- EXERCISE INSTRUCTIONS
Provide nothing beyond the count of lines that include the string "this".
# DATASET RECORDS start
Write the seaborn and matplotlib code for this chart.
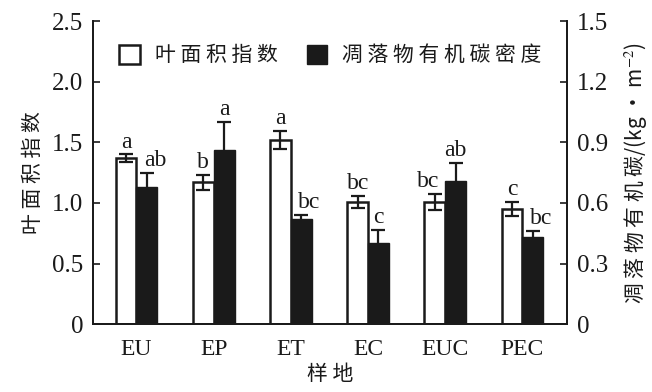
import numpy as np
import pandas as pd
import matplotlib
matplotlib.use("Agg")
import matplotlib.pyplot as plt
from matplotlib.patches import Patch
from matplotlib.transforms import offset_copy
import seaborn as sns

sites = ["EU", "EP", "ET", "EC", "EUC", "PEC"]
lai = [1.37, 1.17, 1.52, 1.01, 1.01, 0.95]
lai_err = [0.03, 0.06, 0.075, 0.05, 0.065, 0.06]
lai_letters = ["a", "b", "a", "bc", "bc", "c"]
soc = [0.68, 0.86, 0.52, 0.40, 0.71, 0.43]
soc_err = [0.07, 0.14, 0.02, 0.065, 0.09, 0.03]
soc_letters = ["ab", "a", "bc", "c", "ab", "bc"]

lai_name = "叶面积指数"
soc_name = "凋落物有机碳密度"

# horizontal nudges (points) so neighbouring significance letters don't collide
lai_nudge = [0, 0, 0, 0, -5, 0]
soc_nudge = [6, 0, 6, 0, 0, 6]


def spaced(s):
    # journal-style letter spacing for CJK labels
    return " ".join(s)


sns.set_theme(style="white")
plt.rcParams["font.family"] = ["Liberation Serif", "Noto Sans CJK SC"]
plt.rcParams["mathtext.fontset"] = "stix"
cjk = ["Noto Sans CJK SC", "DejaVu Sans"]
ink = "#1a1a1a"

df_lai = pd.DataFrame({"site": sites, "var": lai_name, "value": lai})
df_soc = pd.DataFrame({"site": sites, "var": soc_name, "value": soc})
hue_order = [lai_name, soc_name]

fig, ax1 = plt.subplots(figsize=(6.52, 3.92), dpi=100)
fig.subplots_adjust(left=0.143, right=0.870, top=0.946, bottom=0.173)
ax2 = ax1.twinx()

width = 0.54
sns.barplot(data=df_lai, x="site", y="value", hue="var", hue_order=hue_order,
            order=sites, dodge=True, width=width, palette=["white", ink],
            edgecolor=ink, linewidth=1.8, errorbar=None, legend=False, ax=ax1)
sns.barplot(data=df_soc, x="site", y="value", hue="var", hue_order=hue_order,
            order=sites, dodge=True, width=width, palette=["white", ink],
            edgecolor=ink, linewidth=1.0, errorbar=None, legend=False, ax=ax2)


def bar_centers(ax):
    bars = sorted([p for p in ax.patches if p.get_height() > 0], key=lambda p: p.get_x())
    return [p.get_x() + p.get_width() / 2 for p in bars]


x_lai = bar_centers(ax1)
x_soc = bar_centers(ax2)

ax1.errorbar(x_lai, lai, yerr=lai_err, fmt="none", ecolor=ink,
             elinewidth=1.6, capsize=5, capthick=1.6, zorder=5)
ax2.errorbar(x_soc, soc, yerr=soc_err, fmt="none", ecolor=ink,
             elinewidth=1.6, capsize=5, capthick=1.6, zorder=5)

for x, v, e, t, dx in zip(x_lai, lai, lai_err, lai_letters, lai_nudge):
    tr = offset_copy(ax1.transData, fig=fig, x=dx, y=0, units="points")
    ax1.text(x, v + e + 0.015, t, ha="center", va="bottom", fontsize=17,
             color=ink, transform=tr)
for x, v, e, t, dx in zip(x_soc, soc, soc_err, soc_letters, soc_nudge):
    tr = offset_copy(ax2.transData, fig=fig, x=dx, y=0, units="points")
    ax2.text(x, v + e + 0.009, t, ha="center", va="bottom", fontsize=17,
             color=ink, transform=tr)

ax1.set_xlim(-0.56, 5.58)
ax1.set_ylim(0, 2.5)
ax2.set_ylim(0, 1.5)
ax1.set_yticks([0, 0.5, 1.0, 1.5, 2.0, 2.5])
ax1.set_yticklabels(["0", "0.5", "1.0", "1.5", "2.0", "2.5"])
ax2.set_yticks([0, 0.3, 0.6, 0.9, 1.2, 1.5])
ax2.set_yticklabels(["0", "0.3", "0.6", "0.9", "1.2", "1.5"])

for ax in (ax1, ax2):
    ax.spines["top"].set_visible(False)
    for s in ax.spines.values():
        s.set_linewidth(1.3)
        s.set_color(ink)
ax1.tick_params(axis="y", direction="in", length=5, width=1.2, labelsize=18, pad=7, colors=ink)
ax2.tick_params(axis="y", direction="in", length=5, width=1.2, labelsize=18, pad=7, colors=ink)
ax1.tick_params(axis="x", length=0, labelsize=17, pad=11, colors=ink)

ax1.set_xlabel(spaced("样地"), fontsize=15, family=cjk, labelpad=2, color=ink)
ax1.set_ylabel(spaced(lai_name), fontsize=15, family=cjk, labelpad=6, color=ink)
ax2.set_ylabel(spaced("凋落物有机碳") + "/(kg · m$^{-2}$)", fontsize=15, family=cjk,
               labelpad=10, color=ink)

handles = [Patch(facecolor="white", edgecolor=ink, linewidth=1.8, label=spaced(lai_name)),
           Patch(facecolor=ink, edgecolor=ink, label=spaced(soc_name))]
leg = ax1.legend(handles=handles, loc="upper left", bbox_to_anchor=(0.015, 0.985), ncol=2,
                 frameon=False, prop={"family": cjk, "size": 15},
                 handlelength=1.0, handleheight=1.05, handletextpad=0.7, columnspacing=1.4)
for t in leg.get_texts():
    t.set_color(ink)

fig.savefig("out.png", dpi=100)
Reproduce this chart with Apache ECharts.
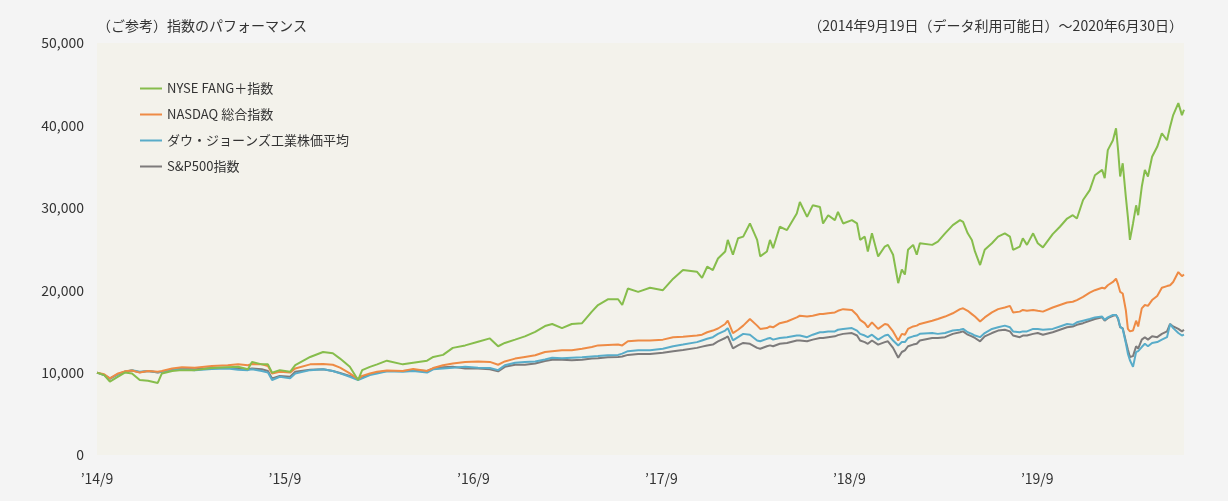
# DATASET RECORDS end
- TASK OUTPUT
2